Crash Course On Whys Of Traffic Jams

October 07, 1990|By Laurie Hollman, Inquirer Staff Writer

So, you're driving along some major thoroughfare in the Philadelphia metropolitan area, listening to the stereo, enjoying a fall breeze, doing 55 - at the very least. And all of a sudden, traffic brakes.

And then slows.

And stops.

For the next 45 minutes you creep along, stop-and-go all the way. You don't see anything - no accident, no construction, no nothing. Then, the other cars speed up, and you do, too - free at last, unencumbered except for one niggling question, blinking in the brain like a neon sign:

Story continues below.

What happened?

"It's a phenomenon," said Lois Morasco, spokeswoman for the Pennsylvania Department of Transportation. "I've encountered it on expressways so many times. It's frustrating to any motorist, and it's a hard one to explain."

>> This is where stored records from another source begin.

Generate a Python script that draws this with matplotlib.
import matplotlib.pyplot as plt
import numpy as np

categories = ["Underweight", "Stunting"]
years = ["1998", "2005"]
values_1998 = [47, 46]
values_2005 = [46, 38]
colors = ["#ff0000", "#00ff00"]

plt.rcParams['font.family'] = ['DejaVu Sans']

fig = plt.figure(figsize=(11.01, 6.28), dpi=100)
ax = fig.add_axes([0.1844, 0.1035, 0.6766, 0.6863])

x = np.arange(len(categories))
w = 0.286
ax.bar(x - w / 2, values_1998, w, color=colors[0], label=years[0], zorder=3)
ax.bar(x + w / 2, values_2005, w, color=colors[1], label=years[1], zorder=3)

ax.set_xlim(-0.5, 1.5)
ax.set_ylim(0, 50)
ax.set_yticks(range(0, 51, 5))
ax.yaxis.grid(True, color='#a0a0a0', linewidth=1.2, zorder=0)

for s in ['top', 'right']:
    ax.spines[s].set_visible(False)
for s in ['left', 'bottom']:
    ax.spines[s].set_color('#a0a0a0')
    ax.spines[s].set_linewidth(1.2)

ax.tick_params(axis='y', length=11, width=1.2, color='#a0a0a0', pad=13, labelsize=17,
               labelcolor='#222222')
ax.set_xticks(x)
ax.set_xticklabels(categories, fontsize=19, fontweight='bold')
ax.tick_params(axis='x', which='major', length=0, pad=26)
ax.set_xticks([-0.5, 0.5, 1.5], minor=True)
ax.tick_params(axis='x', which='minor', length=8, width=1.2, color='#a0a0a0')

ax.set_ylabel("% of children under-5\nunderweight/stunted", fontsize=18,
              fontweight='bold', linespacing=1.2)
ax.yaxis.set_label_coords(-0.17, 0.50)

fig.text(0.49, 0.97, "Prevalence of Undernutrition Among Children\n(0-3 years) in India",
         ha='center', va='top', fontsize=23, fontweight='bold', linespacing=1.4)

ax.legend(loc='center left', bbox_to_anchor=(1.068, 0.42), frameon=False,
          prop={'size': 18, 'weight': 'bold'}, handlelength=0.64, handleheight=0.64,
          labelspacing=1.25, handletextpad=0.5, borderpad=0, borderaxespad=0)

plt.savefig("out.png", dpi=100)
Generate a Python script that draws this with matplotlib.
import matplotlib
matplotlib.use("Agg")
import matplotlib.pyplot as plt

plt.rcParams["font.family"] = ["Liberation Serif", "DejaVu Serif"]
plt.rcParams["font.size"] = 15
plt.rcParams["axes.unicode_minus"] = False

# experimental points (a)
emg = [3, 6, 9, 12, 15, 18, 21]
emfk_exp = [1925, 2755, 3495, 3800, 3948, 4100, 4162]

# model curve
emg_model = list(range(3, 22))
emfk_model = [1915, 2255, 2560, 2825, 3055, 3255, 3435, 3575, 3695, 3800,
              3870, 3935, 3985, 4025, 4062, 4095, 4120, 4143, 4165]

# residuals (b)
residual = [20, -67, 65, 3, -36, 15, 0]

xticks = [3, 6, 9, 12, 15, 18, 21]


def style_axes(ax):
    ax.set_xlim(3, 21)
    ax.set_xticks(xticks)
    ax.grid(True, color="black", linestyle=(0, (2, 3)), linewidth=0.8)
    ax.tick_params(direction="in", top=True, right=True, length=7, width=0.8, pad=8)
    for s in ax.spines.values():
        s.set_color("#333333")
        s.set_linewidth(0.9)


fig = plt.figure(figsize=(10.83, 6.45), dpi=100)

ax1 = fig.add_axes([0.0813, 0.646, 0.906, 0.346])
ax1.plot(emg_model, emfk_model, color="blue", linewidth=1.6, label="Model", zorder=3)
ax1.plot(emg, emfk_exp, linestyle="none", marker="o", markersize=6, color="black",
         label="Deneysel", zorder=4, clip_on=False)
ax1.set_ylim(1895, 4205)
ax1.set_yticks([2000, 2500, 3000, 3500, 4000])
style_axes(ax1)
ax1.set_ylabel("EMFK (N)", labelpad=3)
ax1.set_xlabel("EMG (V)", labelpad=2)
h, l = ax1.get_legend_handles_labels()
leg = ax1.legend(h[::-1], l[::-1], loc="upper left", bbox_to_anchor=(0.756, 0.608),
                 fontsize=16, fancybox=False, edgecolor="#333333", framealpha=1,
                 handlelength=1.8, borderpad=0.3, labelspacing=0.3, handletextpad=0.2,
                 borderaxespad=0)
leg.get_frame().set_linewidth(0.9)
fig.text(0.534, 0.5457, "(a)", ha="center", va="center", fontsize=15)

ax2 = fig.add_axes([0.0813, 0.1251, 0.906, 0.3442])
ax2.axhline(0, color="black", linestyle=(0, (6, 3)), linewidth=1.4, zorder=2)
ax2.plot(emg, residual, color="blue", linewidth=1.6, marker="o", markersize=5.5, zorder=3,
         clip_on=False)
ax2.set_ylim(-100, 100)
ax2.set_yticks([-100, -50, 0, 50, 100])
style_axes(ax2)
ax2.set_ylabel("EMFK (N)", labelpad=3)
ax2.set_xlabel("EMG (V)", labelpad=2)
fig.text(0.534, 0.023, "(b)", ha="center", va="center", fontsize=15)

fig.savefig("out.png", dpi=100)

Well, Ms. Morasco, we are going to try.

From his perch in a helicopter high atop the city and its environs recently, Pete Roscoe of the Shadow Traffic Network mused about the factors leading to traffic jams.

"All of them kind of have a reason," he concluded, "even if it doesn't look that way."

From the Schuylkill Expressway to Interstate 95, from U.S. Route 202 near King of Prussia to Route 70 in New Jersey, that reason can be as mundane as a slow-moving truck or sun glare in the morning.

The key is high volume.

Where there are too many cars on roads not built to handle the capacity, high volume makes traffic flow extremely vulnerable to the slightest change. A tap on the brakes coming around a curve, a frosting of snow, a motorist with a flat tire by the side of the road can cause traffic to sputter and stall.

As Jeff Greene of the Philadelphia traffic consulting firm Orth-Rodgers & Associates explained in reference to the Schuylkill Expressway:

"When traffic gets very dense, just about any change in the roadway, traffic composition or the environment can trigger a motorist to touch the brakes. Then the person in back slows down even more, and there's a ripple effect until someone has to stop."

Complex mathematical formulas predict and describe this behavior, but two words can explain the result: You're stuck.

Of course, traffic jams also result from easily discernible causes such as construction projects or traffic oddities, like four gallons of molasses spilling from a truck and turning the highway into a sticky mess (it actually happened, on the Schuylkill Expressway in 1963, causing an hour-long delay).

Obviously, accidents cause traffic jams, as well.